Personal representative of testator’s estate, the testator’s daughter, filed a six-count petition for will construction, asking in one of the counts that the court determine the testator’s intent regarding who should pay the estate taxes. Personal representative argued that because the testator’s will did not clearly express who should bear the burden of paying estate taxes, the doctrine of equitable apportionment should apply. Testator’s grandchildren filed a motion for judgment on the pleadings as to the claim for equitable apportionment, arguing that the doctrine would not apply.

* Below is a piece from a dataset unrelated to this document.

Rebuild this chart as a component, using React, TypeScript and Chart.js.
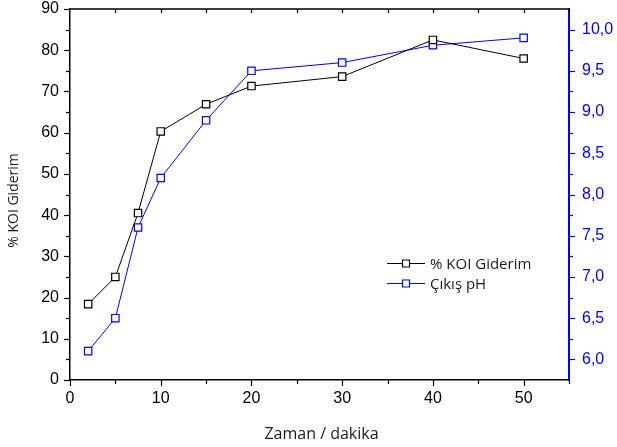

Chariton County Circuit Court, J. Midyett, Held:
The circuit court granted the grandchildren’s motion for judgment on the pleadings and found that the testator’s intent was that the estate taxes were not to be equitably apportioned but were to be paid from the residuary estate. Personal Representative appealed.
Court of Appeals, P.J. Welsh, Held:
Appeal dismissed. Generally, orders from the probate division of the circuit court are interlocutory and not subject to appeal until final disposition of the matters before the court. An order is only deemed final for purposes of appeal if it falls within the enumerated exceptions in section 472.160.1. Personal Representative argues that the circuit court’s order falls within subsections (3) and (13) of section 472.160.1, which say that orders are appealable “(3) On all apportionments among creditors, legatees, or distributes;… (13) On all orders denying any of the foregoin requested actions.” However, this action was a will construction case and not an apportionment case. This is not a case where the court apportioned or refused to apportion property or shares as to make it an appealable order pursuant to 472.160.1(3) and (13). Will construction matters are appealable in connection with appealable matters set forth in section 472.160, but this case has no appealable matter. Therefore, the appellate court does not have jurisdiction to hear this appeal.